In the dry season, Zambia is dressed in shades of ochre and sienna.  Dust and smoke from villages and bushfires hang in the atmosphere.  Distance is seen through a soft focus filter and sunsets are almost unrealistically vibrant.  As the days get hotter and rivers and water holes dry and shrink, the countryside and animals are familiar, as seen on a nature documentary, slow, sluggish and surviving.  Just when it feels like it can get no hotter and the animals seem to be eating twigs and dried leaves, trees start producing vibrant green leaves, the impala start dropping their young.  Not a drop of rain has fallen and yet nature seems to be ahead of itself.

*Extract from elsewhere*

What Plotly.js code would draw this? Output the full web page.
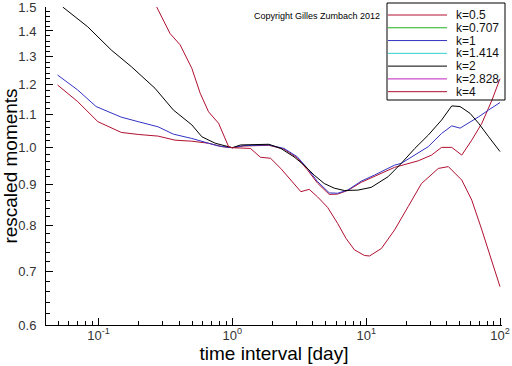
<!DOCTYPE html>
<html><head><meta charset="utf-8">
<script src="https://cdn.plot.ly/plotly-3.0.1.min.js"></script>
<style>html,body{margin:0;padding:0;background:#fff}#chart{width:512px;height:366px}</style>
</head><body><div id="chart"></div>
<script>
// ---- data ----
const seriesNames = ['k=0.5', 'k=0.707', 'k=1', 'k=1.414', 'k=2', 'k=2.828', 'k=4'];

const x_k05 = [0.0494, 0.0699, 0.0988, 0.148, 0.198, 0.279, 0.373, 0.498, 0.664, 0.837, 1.0,
  1.216, 1.875, 2.43, 3.06, 3.64, 4.33, 5.30, 6.12, 7.28, 9.17, 11.5, 16.3, 24.5, 30.8, 36.6, 43.6, 51.8, 61.5, 73.2, 87.1, 100];
const y_k05 = [1.198, 1.142, 1.078, 1.045, 1.039, 1.034, 1.022, 1.019, 1.013, 1.003, 1.0,
  1.005, 1.007, 0.996, 0.971, 0.938, 0.903, 0.874, 0.875, 0.884, 0.905, 0.920, 0.945, 0.963, 0.979, 1.001, 1.001, 0.979, 1.022, 1.073, 1.147, 1.22];

const x_k0707 = [];
const y_k0707 = [];

const x_k1 = [0.0494, 0.0699, 0.0959, 0.1175, 0.148, 0.198, 0.279, 0.362, 0.498, 0.664, 0.789, 0.938, 1.0,
  1.216, 1.875, 2.43, 3.06, 3.64, 4.33, 5.30, 6.12, 7.28, 9.17, 11.5, 16.3, 18.3, 23.1, 29.1, 36.6, 43.6, 50.3, 58.2, 69.2, 82.3, 100];
const y_k1 = [1.233, 1.181, 1.126, 1.109, 1.092, 1.078, 1.062, 1.040, 1.027, 1.013, 1.005, 1.001, 1.0,
  1.006, 1.008, 0.998, 0.974, 0.942, 0.907, 0.878, 0.877, 0.885, 0.908, 0.924, 0.951, 0.956, 0.979, 1.003, 1.042, 1.065, 1.058, 1.073, 1.093, 1.115, 1.139];

const x_k1414 = [];
const y_k1414 = [];

const x_k2 = [0.054, 0.083, 0.1246, 0.176, 0.264, 0.362, 0.498, 0.592, 0.745, 0.938, 1.0,
  1.15, 1.875, 2.30, 2.89, 3.44, 4.09, 4.86, 5.77, 6.87, 8.66, 10.9, 14.6, 18.3, 23.1, 29.1, 36.6, 43.6, 50.3, 59.8, 69.2, 82.3, 100];
const y_k2 = [1.50, 1.417, 1.325, 1.263, 1.187, 1.115, 1.068, 1.032, 1.013, 1.003, 1.0,
  1.008, 1.010, 0.998, 0.974, 0.951, 0.924, 0.902, 0.890, 0.884, 0.885, 0.892, 0.920, 0.956, 0.998, 1.037, 1.083, 1.128, 1.126, 1.104, 1.073, 1.032, 0.989];

const x_k2828 = [];
const y_k2828 = [];

const x_k4 = [0.272, 0.342, 0.407, 0.498, 0.575, 0.664, 0.789, 0.938, 1.0,
  1.365, 1.62, 1.93, 2.30, 2.73, 3.25, 3.75, 4.33, 5.15, 6.12, 7.07, 8.17, 9.71, 10.6, 13.0, 16.3, 20.6, 25.9, 34.6, 41.1, 51.8, 61.5, 73.2, 87.1, 100];
const y_k4 = [1.50, 1.390, 1.345, 1.257, 1.170, 1.109, 1.073, 1.003, 1.0,
  0.998, 0.973, 0.970, 0.942, 0.911, 0.881, 0.887, 0.868, 0.842, 0.804, 0.770, 0.745, 0.733, 0.732, 0.748, 0.789, 0.844, 0.902, 0.942, 0.947, 0.911, 0.860, 0.789, 0.723, 0.670];

const yTickVals = [0.6, 0.7, 0.8, 0.9, 1.0, 1.1, 1.2, 1.3, 1.4, 1.5];
const yTickText = ['0.6', '0.7', '0.8', '0.9', '1.0', '1.1', '1.2', '1.3', '1.4', '1.5'];
const xTickVals = [0.1, 1, 10, 100];
const xTickText = ['10<sup>-1</sup>', '10<sup>0</sup>', '10<sup>1</sup>', '10<sup>2</sup>'];

// ---- styles ----
const seriesColors = ['#b01030', '#20b020', '#3333c4', '#30d0d0', '#000000', '#c020c0', '#b01030'];
const FONT = 'Liberation Sans, Arial, Helvetica, sans-serif';

const xs = [x_k05, x_k0707, x_k1, x_k1414, x_k2, x_k2828, x_k4];
const ys = [y_k05, y_k0707, y_k1, y_k1414, y_k2, y_k2828, y_k4];

const traces = seriesNames.map((n, i) => ({
  type: 'scatter', mode: 'lines', name: n, x: xs[i], y: ys[i],
  line: {color: seriesColors[i], width: 1}, showlegend: false, hoverinfo: 'skip'
}));

// minor ticks (axis configuration)
const yMinor = [];
for (let i = 0; i < yTickVals.length - 1; i++)
  for (let j = 1; j <= 4; j++) yMinor.push(+(yTickVals[i] + 0.02 * j).toFixed(2));
const xMinor = [];
[0.01, 0.1, 1, 10].forEach(d => { for (let m = 2; m <= 9; m++) xMinor.push(+(m * d).toPrecision(3)); });

// geometry
const W = 512, H = 366, ML = 46, MR = 10, MT = 7, MB = 41;
const PW = W - ML - MR, PH = H - MT - MB;
const px = p => (p - ML) / PW;
const py = p => (H - MB - p) / PH;

// custom legend (box, sample lines, labels)
const shapes = [{
  type: 'rect', xref: 'paper', yref: 'paper', x0: px(387), x1: px(505), y0: py(100), y1: py(3),
  line: {color: '#000', width: 1}, fillcolor: 'rgba(0,0,0,0)', layer: 'above'
}];
const annotations = [];
const rowY0 = 15, rowStep = 12.78;
seriesNames.forEach((n, i) => {
  const yy = rowY0 + i * rowStep;
  shapes.push({type: 'line', xref: 'paper', yref: 'paper', x0: px(388), x1: px(447), y0: py(yy), y1: py(yy),
    line: {color: seriesColors[i], width: 1}, layer: 'above'});
  annotations.push({xref: 'paper', yref: 'paper', x: px(455), y: py(yy), xanchor: 'left', yanchor: 'middle',
    text: n, showarrow: false, borderpad: 0, font: {family: FONT, size: 12, color: '#111'}});
});
annotations.push({xref: 'paper', yref: 'paper', x: px(316.5), y: py(15.5), xanchor: 'center', yanchor: 'middle',
  text: 'Copyright Gilles Zumbach 2012', showarrow: false, font: {family: FONT, size: 9, color: '#000'}});

const layout = {
  width: W, height: H,
  margin: {l: ML, r: MR, t: MT, b: MB, pad: 0},
  paper_bgcolor: '#fff', plot_bgcolor: '#fff',
  showlegend: false,
  font: {family: FONT, color: '#000'},
  xaxis: {
    type: 'log', range: [Math.log10(0.0405), Math.log10(103.5)],
    showgrid: false, zeroline: false, showline: true, linecolor: '#000', linewidth: 1, mirror: false,
    tickmode: 'array', tickvals: xTickVals, ticktext: xTickText,
    ticks: 'inside', ticklen: 7, tickcolor: '#000', tickwidth: 1,
    ticklabelstandoff: -2, ticklabeloverflow: 'allow',
    tickfont: {family: FONT, size: 13, color: '#333'},
    minor: {tickmode: 'array', tickvals: xMinor, ticks: 'inside', ticklen: 4, tickcolor: '#000', tickwidth: 1, showgrid: false},
    title: {text: 'time interval [day]', font: {family: FONT, size: 19, color: '#000'}, standoff: 4},
    fixedrange: true
  },
  yaxis: {
    type: 'log', range: [Math.log10(0.6) - 0.00002, Math.log10(1.5) + 0.00002],
    showgrid: false, zeroline: false, showline: true, linecolor: '#000', linewidth: 1, mirror: false,
    tickmode: 'array', tickvals: yTickVals, ticktext: yTickText,
    ticks: 'inside', ticklen: 7, tickcolor: '#000', tickwidth: 1,
    ticklabelstandoff: 6, ticklabeloverflow: 'allow',
    tickfont: {family: FONT, size: 13, color: '#333'},
    minor: {tickmode: 'array', tickvals: yMinor, ticks: 'inside', ticklen: 4, tickcolor: '#000', tickwidth: 1, showgrid: false},
    title: {text: 'rescaled moments', font: {family: FONT, size: 19, color: '#000'}, standoff: 2},
    fixedrange: true
  },
  shapes: shapes,
  annotations: annotations
};

Plotly.newPlot('chart', traces, layout, {staticPlot: true, displayModeBar: false});
</script>
</body></html>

Baobab tree ready for the rain

The clouds roll in and finally, the rain comes.  The smell of the first rain is one that stirs up age-old memories; every child of Africa knows that hot earthy scent, petrichor!  The tar roads steam as the world cools down.  Overnight the countryside is painted every shade of green imaginable, Emerald Season is not just a romantic sounding name for this time of year.  Waterholes fill, rivers flow, migratory birds flock in and don their breeding plumage.  The dust and smoke haze is washed from the atmosphere and the view goes on for miles, perfect for photography.  The animals seem to have a spring in their step and the young start appearing, scampering along behind mum.  This brings in the predators.  It does not take as much effort to catch an unsteady baby.

Impala with Baby

Out on safari there is every chance of a thorough soaking so take your sense of humour and a rainproof camera bag, don the lodge waterproof (well, kind of waterproof poncho!), forget your beautifully coiffured hair and just enjoy this wonderfully vibrant time of new life.  Besides, the pure, clean, pollution free rain is so good for you.